Re: ISO Language codes and AT

for

From: Olaf Drümmer
Date: Nov 24, 2014 10:03AM


Usually it should not be too difficult for a software developer to take language codes into account where needed, regardless which flavour they come in.

From the authoring end they should be used in a fashion as specific as necessary. So if it's not clear whether content is strictly US American English, the Queen's English or some other variation, just use "en". If it is relevant to be more specific, use something like "en-US" or "en-GB".

On the background of how indication of the current language might kick in - please do not forget it's not just for voice selection in text to speech, it is also relevant for hyphenation (and spell checking). Given content might be displayed on small form factor screens like those on mobile devices, good hyphenation (based on algorithms in the right language) may become even more relevant.

So by all means, please insert language codes, and encourage others to do so. For most contexts, it should be easy to get this right.

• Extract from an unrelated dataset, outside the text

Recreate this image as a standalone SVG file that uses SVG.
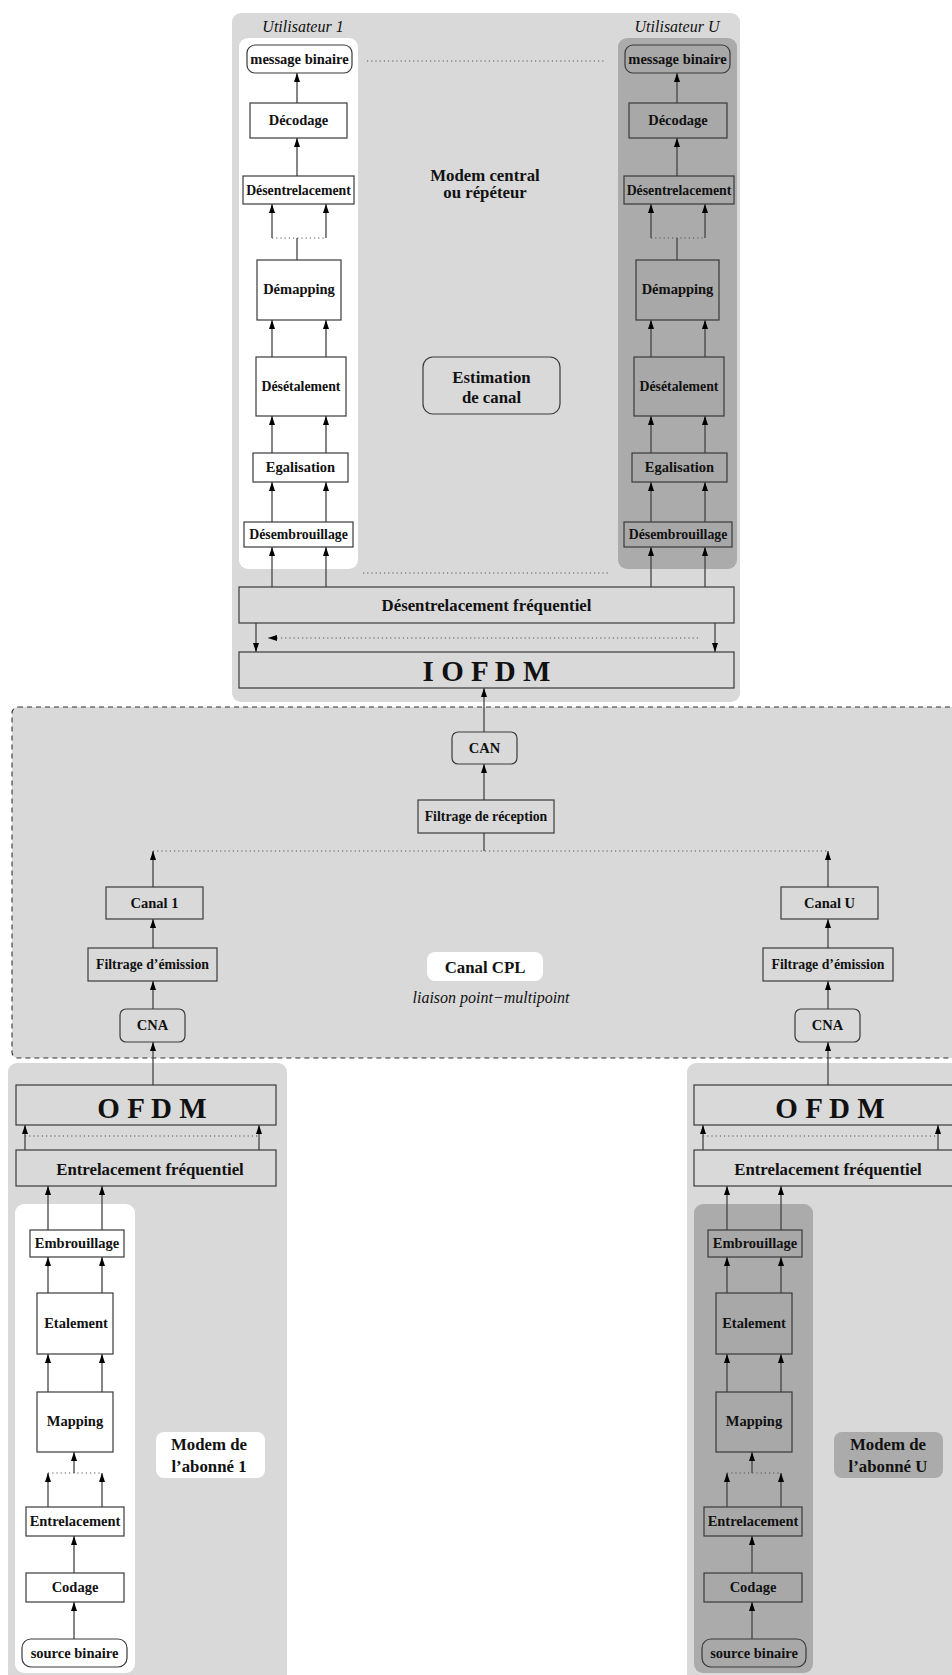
<svg xmlns="http://www.w3.org/2000/svg" width="952" height="1675" viewBox="0 0 952 1675">
<defs>
<marker id="ah" markerUnits="userSpaceOnUse" markerWidth="10" markerHeight="6" refX="9" refY="3" orient="auto">
<path d="M0,0 L9,3 L0,6 z" fill="#000"/>
</marker>
<style>
.pl{fill:#d9d9d9}
.pw{fill:#ffffff}
.pd{fill:#ababab}
.b{stroke:#3a3a3a;stroke-width:1.2}
.bl{fill:#d9d9d9}
.bw{fill:#ffffff}
.bd{fill:#a8a8a8}
text{font-family:"Liberation Serif","Times New Roman",serif;fill:#111}
.t{font-size:14.5px;font-weight:bold;text-anchor:middle}
.tn{font-size:13.8px}
.tb{font-size:16.8px;font-weight:bold;text-anchor:middle}
.tx{font-size:29px;font-weight:bold;text-anchor:middle}
.ti{font-size:16px;font-style:italic;text-anchor:middle}
.c{stroke:#444;stroke-width:1.3;fill:none}
.a{marker-end:url(#ah)}
.d{stroke:#555;stroke-width:1;stroke-dasharray:1.2 3;fill:none}
</style>
</defs>

<!-- panels -->
<g id="panels">
<rect class="pl" x="232" y="13" width="508" height="689" rx="9"/>
<rect class="pw" x="239" y="38" width="119" height="531" rx="9"/>
<rect class="pd" x="618" y="38" width="119" height="531" rx="9"/>
<rect class="pl" x="12" y="707" width="960" height="351" rx="6" stroke="#333" stroke-width="1.1" stroke-dasharray="5 4"/>
<rect class="pl" x="8" y="1063" width="279" height="640" rx="9"/>
<rect class="pl" x="687" y="1063" width="300" height="640" rx="9"/>
<rect class="pw" x="15" y="1204" width="120" height="469" rx="9"/>
<rect class="pd" x="694" y="1204" width="119" height="469" rx="9"/>
</g>

<g id="labels">
<text class="ti" x="303" y="32">Utilisateur 1</text>
<text class="ti" x="677" y="32">Utilisateur U</text>
<text class="tb" x="485" y="181">Modem central</text>
<text class="tb" x="485" y="198">ou répéteur</text>
<text class="ti" x="491" y="1003">liaison point−multipoint</text>
</g>

<!-- connectors -->
<g id="connectors">
<!-- central left column -->
<line class="c a" x1="297" y1="103" x2="297" y2="73"/>
<line class="c a" x1="297" y1="176" x2="297" y2="138"/>
<line class="c a" x1="272" y1="238" x2="272" y2="204"/>
<line class="c a" x1="326" y1="238" x2="326" y2="204"/>
<line class="d" x1="272" y1="238" x2="326" y2="238"/>
<line class="c" x1="297" y1="260" x2="297" y2="238"/>
<line class="c a" x1="272" y1="357" x2="272" y2="320"/>
<line class="c a" x1="326" y1="357" x2="326" y2="320"/>
<line class="c a" x1="272" y1="453" x2="272" y2="416"/>
<line class="c a" x1="326" y1="453" x2="326" y2="416"/>
<line class="c a" x1="272" y1="522" x2="272" y2="482"/>
<line class="c a" x1="326" y1="522" x2="326" y2="482"/>
<line class="c a" x1="272" y1="587" x2="272" y2="547"/>
<line class="c a" x1="326" y1="587" x2="326" y2="547"/>
<!-- central right column -->
<line class="c a" x1="677" y1="103" x2="677" y2="73"/>
<line class="c a" x1="677" y1="176" x2="677" y2="138"/>
<line class="c a" x1="651" y1="238" x2="651" y2="204"/>
<line class="c a" x1="705" y1="238" x2="705" y2="204"/>
<line class="d" x1="651" y1="238" x2="705" y2="238"/>
<line class="c" x1="677" y1="260" x2="677" y2="238"/>
<line class="c a" x1="651" y1="357" x2="651" y2="320"/>
<line class="c a" x1="705" y1="357" x2="705" y2="320"/>
<line class="c a" x1="651" y1="453" x2="651" y2="416"/>
<line class="c a" x1="705" y1="453" x2="705" y2="416"/>
<line class="c a" x1="651" y1="522" x2="651" y2="482"/>
<line class="c a" x1="705" y1="522" x2="705" y2="482"/>
<line class="c a" x1="651" y1="587" x2="651" y2="547"/>
<line class="c a" x1="705" y1="587" x2="705" y2="547"/>
<line class="d" x1="367" y1="61" x2="605" y2="61"/>
<line class="d" x1="363" y1="573" x2="610" y2="573"/>
<!-- desentrelacement freq -> IOFDM -->
<line class="c a" x1="256" y1="623" x2="256" y2="652"/>
<line class="c a" x1="715" y1="623" x2="715" y2="652"/>
<line class="d a" x1="698" y1="638" x2="268" y2="638"/>
<!-- channel -->
<line class="c a" x1="484" y1="732" x2="484" y2="688"/>
<line class="c a" x1="484" y1="800" x2="484" y2="764"/>
<line class="c" x1="484" y1="833" x2="484" y2="851"/>
<line class="d" x1="153" y1="851" x2="828" y2="851"/>
<line class="c a" x1="153" y1="887" x2="153" y2="851"/>
<line class="c a" x1="153" y1="948" x2="153" y2="919"/>
<line class="c a" x1="153" y1="1009" x2="153" y2="981"/>
<line class="c a" x1="153" y1="1085" x2="153" y2="1042"/>
<line class="c a" x1="828" y1="887" x2="828" y2="851"/>
<line class="c a" x1="828" y1="948" x2="828" y2="919"/>
<line class="c a" x1="828" y1="1009" x2="828" y2="981"/>
<line class="c a" x1="828" y1="1085" x2="828" y2="1042"/>
<!-- lower left -->
<line class="c a" x1="25" y1="1150" x2="25" y2="1125"/>
<line class="c a" x1="259" y1="1150" x2="259" y2="1125"/>
<line class="d" x1="25" y1="1136" x2="259" y2="1136"/>
<line class="c a" x1="48" y1="1230" x2="48" y2="1186"/>
<line class="c a" x1="102" y1="1230" x2="102" y2="1186"/>
<line class="c a" x1="48" y1="1293" x2="48" y2="1257"/>
<line class="c a" x1="102" y1="1293" x2="102" y2="1257"/>
<line class="c a" x1="48" y1="1392" x2="48" y2="1354"/>
<line class="c a" x1="102" y1="1392" x2="102" y2="1354"/>
<line class="c a" x1="74" y1="1473" x2="74" y2="1452"/>
<line class="d" x1="48" y1="1473" x2="102" y2="1473"/>
<line class="c a" x1="48" y1="1507" x2="48" y2="1473"/>
<line class="c a" x1="102" y1="1507" x2="102" y2="1473"/>
<line class="c a" x1="74" y1="1573" x2="74" y2="1536"/>
<line class="c a" x1="74" y1="1639" x2="74" y2="1602"/>
<!-- lower right -->
<line class="c a" x1="703" y1="1150" x2="703" y2="1125"/>
<line class="c a" x1="938" y1="1150" x2="938" y2="1125"/>
<line class="d" x1="703" y1="1136" x2="938" y2="1136"/>
<line class="c a" x1="727" y1="1230" x2="727" y2="1186"/>
<line class="c a" x1="781" y1="1230" x2="781" y2="1186"/>
<line class="c a" x1="727" y1="1293" x2="727" y2="1257"/>
<line class="c a" x1="781" y1="1293" x2="781" y2="1257"/>
<line class="c a" x1="727" y1="1392" x2="727" y2="1354"/>
<line class="c a" x1="781" y1="1392" x2="781" y2="1354"/>
<line class="c a" x1="752" y1="1473" x2="752" y2="1452"/>
<line class="d" x1="727" y1="1473" x2="781" y2="1473"/>
<line class="c a" x1="727" y1="1507" x2="727" y2="1473"/>
<line class="c a" x1="781" y1="1507" x2="781" y2="1473"/>
<line class="c a" x1="752" y1="1573" x2="752" y2="1536"/>
<line class="c a" x1="752" y1="1639" x2="752" y2="1602"/>
</g>

<!-- central modem, user 1 -->
<g id="msg1"><rect class="b bw" x="247" y="45" width="105" height="28" rx="8"/><text class="t" x="299.5" y="64">message binaire</text></g>
<g id="dec1"><rect class="b bw" x="250" y="103" width="97" height="35"/><text class="t" x="298.5" y="125">Décodage</text></g>
<g id="desent1"><rect class="b bw" x="243" y="176" width="111" height="28"/><text class="t tn" x="298.5" y="195">Désentrelacement</text></g>
<g id="demap1"><rect class="b bw" x="257" y="260" width="84" height="60"/><text class="t" x="299" y="294">Démapping</text></g>
<g id="desetal1"><rect class="b bw" x="256" y="357" width="90" height="59"/><text class="t tn" x="301" y="391">Désétalement</text></g>
<g id="egal1"><rect class="b bw" x="253" y="453" width="95" height="29"/><text class="t" x="300.5" y="472">Egalisation</text></g>
<g id="desemb1"><rect class="b bw" x="244" y="522" width="109" height="25"/><text class="t tn" x="298.5" y="539">Désembrouillage</text></g>

<!-- central modem, user U -->
<g id="msgU"><rect class="b bd" x="625" y="45" width="105" height="28" rx="8"/><text class="t" x="677.5" y="64">message binaire</text></g>
<g id="decU"><rect class="b bd" x="629" y="103" width="98" height="35"/><text class="t" x="678" y="125">Décodage</text></g>
<g id="desentU"><rect class="b bd" x="624" y="176" width="110" height="28"/><text class="t tn" x="679" y="195">Désentrelacement</text></g>
<g id="demapU"><rect class="b bd" x="636" y="260" width="83" height="60"/><text class="t" x="677.5" y="294">Démapping</text></g>
<g id="desetalU"><rect class="b bd" x="634" y="357" width="90" height="59"/><text class="t tn" x="679" y="391">Désétalement</text></g>
<g id="egalU"><rect class="b bd" x="632" y="453" width="95" height="29"/><text class="t" x="679.5" y="472">Egalisation</text></g>
<g id="desembU"><rect class="b bd" x="624" y="522" width="108" height="25"/><text class="t tn" x="678" y="539">Désembrouillage</text></g>

<g id="estim"><rect class="b bl" x="423" y="357" width="137" height="57" rx="10"/><text class="tb" x="491.5" y="383">Estimation</text><text class="tb" x="491.5" y="403">de canal</text></g>
<g id="desfreq"><rect class="b bl" x="239" y="587" width="495" height="36"/><text class="tb" x="486.5" y="611">Désentrelacement fréquentiel</text></g>
<g id="iofdm"><rect class="b bl" x="239" y="652" width="495" height="36"/><text class="tx" x="486.5" y="681">I O F D M</text></g>

<!-- channel -->
<g id="can"><rect class="b bl" x="452" y="732" width="65" height="32" rx="6"/><text class="t" x="484.5" y="753">CAN</text></g>
<g id="filtrec"><rect class="b bl" x="418" y="800" width="136" height="33"/><text class="t tn" x="486" y="821">Filtrage de réception</text></g>
<g id="canal1"><rect class="b bl" x="106" y="887" width="97" height="32"/><text class="t" x="154.5" y="908">Canal 1</text></g>
<g id="filtem1"><rect class="b bl" x="88" y="948" width="129" height="33"/><text class="t tn" x="152.5" y="969">Filtrage d’émission</text></g>
<g id="cna1"><rect class="b bl" x="120" y="1009" width="65" height="33" rx="6"/><text class="t" x="152.5" y="1030">CNA</text></g>
<g id="canalU"><rect class="b bl" x="781" y="887" width="97" height="32"/><text class="t" x="829.5" y="908">Canal U</text></g>
<g id="filtemU"><rect class="b bl" x="763" y="948" width="130" height="33"/><text class="t tn" x="828" y="969">Filtrage d’émission</text></g>
<g id="cnaU"><rect class="b bl" x="795" y="1009" width="65" height="33" rx="6"/><text class="t" x="827.5" y="1030">CNA</text></g>
<g id="canalcpl"><rect class="pw" x="427" y="952" width="116" height="29" rx="8"/><text class="tb" x="485" y="973">Canal CPL</text></g>

<!-- subscriber 1 -->
<g id="ofdm1"><rect class="b bl" x="16" y="1085" width="260" height="40"/><text class="tx" x="152" y="1118">O F D M</text></g>
<g id="entfreq1"><rect class="b bl" x="16" y="1150" width="260" height="36"/><text class="tb" x="150" y="1175">Entrelacement fréquentiel</text></g>
<g id="emb1"><rect class="b bw" x="30" y="1230" width="94" height="27"/><text class="t" x="77" y="1248">Embrouillage</text></g>
<g id="etal1"><rect class="b bw" x="37" y="1293" width="76" height="61"/><text class="t" x="76" y="1328">Etalement</text></g>
<g id="map1"><rect class="b bw" x="37" y="1392" width="76" height="60"/><text class="t" x="75" y="1426">Mapping</text></g>
<g id="entrel1"><rect class="b bw" x="26" y="1507" width="98" height="29"/><text class="t" x="75" y="1526">Entrelacement</text></g>
<g id="codage1"><rect class="b bw" x="26" y="1573" width="98" height="29"/><text class="t" x="75" y="1592">Codage</text></g>
<g id="src1"><rect class="b bw" x="22" y="1639" width="105" height="28" rx="9"/><text class="t" x="74.5" y="1658">source binaire</text></g>
<g id="modem1"><rect class="pw" x="156" y="1432" width="109" height="46" rx="8"/><text class="tb" x="209" y="1450">Modem de</text><text class="tb" x="209" y="1472">l’abonné 1</text></g>

<!-- subscriber U -->
<g id="ofdmU"><rect class="b bl" x="694" y="1085" width="262" height="40"/><text class="tx" x="830" y="1118">O F D M</text></g>
<g id="entfreqU"><rect class="b bl" x="694" y="1150" width="262" height="36"/><text class="tb" x="828" y="1175">Entrelacement fréquentiel</text></g>
<g id="embU"><rect class="b bd" x="708" y="1230" width="94" height="27"/><text class="t" x="755" y="1248">Embrouillage</text></g>
<g id="etalU"><rect class="b bd" x="716" y="1293" width="76" height="61"/><text class="t" x="754" y="1328">Etalement</text></g>
<g id="mapU"><rect class="b bd" x="716" y="1392" width="76" height="60"/><text class="t" x="754" y="1426">Mapping</text></g>
<g id="entrelU"><rect class="b bd" x="704" y="1507" width="98" height="29"/><text class="t" x="753" y="1526">Entrelacement</text></g>
<g id="codageU"><rect class="b bd" x="704" y="1573" width="98" height="29"/><text class="t" x="753" y="1592">Codage</text></g>
<g id="srcU"><rect class="b bd" x="702" y="1639" width="104" height="28" rx="9"/><text class="t" x="754" y="1658">source binaire</text></g>
<g id="modemU"><rect class="pd" x="834" y="1432" width="109" height="46" rx="8"/><text class="tb" x="888" y="1450">Modem de</text><text class="tb" x="888" y="1472">l’abonné U</text></g>
</svg>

Regarding (many or not) instances of incorrect indication of language, especially tools making use of text to speech, like screen readers, should have an 'override' option that makes it easy for users to override determination of language/voice from information in the content, and instead assume / use a language to the user's liking.

Olaf


On 24 Nov 2014, at 17:39, "Jukka K. Korpela" < <EMAIL REMOVED> > wrote:

> 2014-11-24 18:20, Karl Groves wrote:
>
>> Quick question: Which is the proper ISO language code standard
>> supported by ATs? ISO 639-1, 639-2, 639-3, or do they all work?
>
> Quick answer: in my limited experience, ISO 639-1 (alpha-2) codes work to the extent that language codes work at all, which basically means a support to a small set of languages in some software. So lang="en" does not do harm, probably, as long as the content is actually in English, and on sunny days it might do some good; but lang="eng" will probably be mostly ignored, and lang="en-US" might actually work less than lang="en".
>
> It might even be argued (and maybe I'm doing so now) that AT even should not care about declared language, as it so often wrong; this is what Google does.
>
> In any case, most AT software can handle only a small set of languages anyway, so any fine-grained language markup would be wasted.
>
> Yucca
>
>
> > >